** start of Supplied data **
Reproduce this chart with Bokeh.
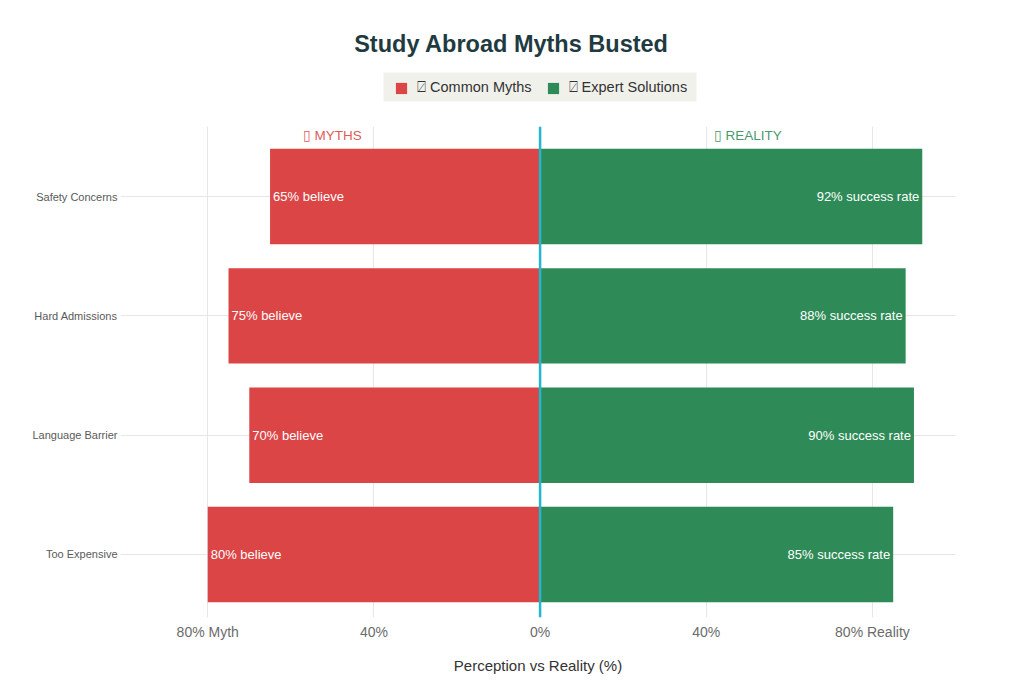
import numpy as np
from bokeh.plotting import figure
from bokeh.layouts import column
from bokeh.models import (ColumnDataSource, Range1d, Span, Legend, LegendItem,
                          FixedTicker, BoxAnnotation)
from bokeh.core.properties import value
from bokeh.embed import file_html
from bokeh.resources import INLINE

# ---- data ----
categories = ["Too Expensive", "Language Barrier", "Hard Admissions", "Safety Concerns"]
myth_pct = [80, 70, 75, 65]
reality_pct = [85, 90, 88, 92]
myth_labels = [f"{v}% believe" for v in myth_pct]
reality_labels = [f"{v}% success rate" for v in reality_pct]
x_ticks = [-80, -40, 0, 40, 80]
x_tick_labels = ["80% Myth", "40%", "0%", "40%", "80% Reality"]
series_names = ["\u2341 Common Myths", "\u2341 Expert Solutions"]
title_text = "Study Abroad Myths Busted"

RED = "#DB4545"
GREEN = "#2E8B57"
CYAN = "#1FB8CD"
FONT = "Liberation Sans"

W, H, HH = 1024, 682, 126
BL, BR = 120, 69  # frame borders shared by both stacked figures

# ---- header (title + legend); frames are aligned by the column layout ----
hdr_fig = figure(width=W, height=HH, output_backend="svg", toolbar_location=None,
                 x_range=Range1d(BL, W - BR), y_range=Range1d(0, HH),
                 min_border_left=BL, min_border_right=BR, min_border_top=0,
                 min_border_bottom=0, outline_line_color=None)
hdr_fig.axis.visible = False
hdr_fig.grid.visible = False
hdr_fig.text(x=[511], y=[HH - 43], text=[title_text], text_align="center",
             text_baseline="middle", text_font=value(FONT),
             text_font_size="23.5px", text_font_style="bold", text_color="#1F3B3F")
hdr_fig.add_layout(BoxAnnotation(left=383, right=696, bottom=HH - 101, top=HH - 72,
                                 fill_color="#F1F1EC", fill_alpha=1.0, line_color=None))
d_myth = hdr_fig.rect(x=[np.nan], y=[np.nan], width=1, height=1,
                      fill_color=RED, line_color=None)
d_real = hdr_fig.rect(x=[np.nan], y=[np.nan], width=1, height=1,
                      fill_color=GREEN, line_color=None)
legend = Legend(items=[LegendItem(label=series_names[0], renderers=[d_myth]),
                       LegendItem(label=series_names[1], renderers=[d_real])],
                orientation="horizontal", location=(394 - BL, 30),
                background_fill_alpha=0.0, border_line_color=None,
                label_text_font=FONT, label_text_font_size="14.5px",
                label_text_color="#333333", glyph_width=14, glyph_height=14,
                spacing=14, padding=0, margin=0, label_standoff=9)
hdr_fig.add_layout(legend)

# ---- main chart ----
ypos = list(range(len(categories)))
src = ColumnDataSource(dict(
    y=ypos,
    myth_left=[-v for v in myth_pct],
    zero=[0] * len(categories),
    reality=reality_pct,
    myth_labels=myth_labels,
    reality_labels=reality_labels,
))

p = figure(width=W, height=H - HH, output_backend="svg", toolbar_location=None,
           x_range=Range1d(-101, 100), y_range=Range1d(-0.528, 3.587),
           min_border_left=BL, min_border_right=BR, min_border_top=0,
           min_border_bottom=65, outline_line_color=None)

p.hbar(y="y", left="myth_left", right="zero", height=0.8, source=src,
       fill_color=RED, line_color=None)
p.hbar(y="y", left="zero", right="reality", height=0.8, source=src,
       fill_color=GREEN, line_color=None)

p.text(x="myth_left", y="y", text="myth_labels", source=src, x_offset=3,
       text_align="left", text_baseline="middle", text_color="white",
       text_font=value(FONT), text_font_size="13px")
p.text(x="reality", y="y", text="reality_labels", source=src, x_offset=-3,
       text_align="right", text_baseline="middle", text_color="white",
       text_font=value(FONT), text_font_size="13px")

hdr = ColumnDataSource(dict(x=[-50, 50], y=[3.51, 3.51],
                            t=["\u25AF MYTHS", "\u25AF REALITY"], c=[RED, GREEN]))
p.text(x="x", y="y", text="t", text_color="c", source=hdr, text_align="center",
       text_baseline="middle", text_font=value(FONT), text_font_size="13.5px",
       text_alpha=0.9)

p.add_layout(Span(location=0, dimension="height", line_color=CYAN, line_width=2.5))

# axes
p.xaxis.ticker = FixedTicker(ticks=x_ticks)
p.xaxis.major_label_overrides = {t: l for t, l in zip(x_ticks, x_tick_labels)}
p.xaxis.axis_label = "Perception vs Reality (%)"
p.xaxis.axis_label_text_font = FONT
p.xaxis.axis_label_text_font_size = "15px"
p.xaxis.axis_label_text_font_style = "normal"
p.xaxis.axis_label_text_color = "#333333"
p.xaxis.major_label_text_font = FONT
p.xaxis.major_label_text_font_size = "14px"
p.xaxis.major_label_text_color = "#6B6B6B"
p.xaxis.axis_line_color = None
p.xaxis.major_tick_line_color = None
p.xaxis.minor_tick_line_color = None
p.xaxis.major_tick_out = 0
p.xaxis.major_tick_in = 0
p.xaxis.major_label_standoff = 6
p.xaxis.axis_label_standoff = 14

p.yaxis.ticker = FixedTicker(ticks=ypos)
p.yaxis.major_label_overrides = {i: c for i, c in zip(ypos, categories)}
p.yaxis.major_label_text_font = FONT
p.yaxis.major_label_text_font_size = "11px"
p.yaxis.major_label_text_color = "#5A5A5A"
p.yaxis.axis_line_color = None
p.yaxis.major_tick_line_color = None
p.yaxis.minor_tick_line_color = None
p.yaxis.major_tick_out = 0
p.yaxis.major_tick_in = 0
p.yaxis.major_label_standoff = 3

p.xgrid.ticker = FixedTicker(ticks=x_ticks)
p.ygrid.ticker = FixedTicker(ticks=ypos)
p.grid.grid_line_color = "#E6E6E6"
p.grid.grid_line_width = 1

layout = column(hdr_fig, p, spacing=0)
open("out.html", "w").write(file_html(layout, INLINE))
** end of Supplied data **
* _Your goal_
Pictures stay out. Repeat only the lines from the beginning of the data through the line that has "from bokeh.resources import INLINE".

* _Exercise output_
Reproduce this chart with Bokeh.
import numpy as np
from bokeh.plotting import figure
from bokeh.layouts import column
from bokeh.models import (ColumnDataSource, Range1d, Span, Legend, LegendItem,
                          FixedTicker, BoxAnnotation)
from bokeh.core.properties import value
from bokeh.embed import file_html
from bokeh.resources import INLINE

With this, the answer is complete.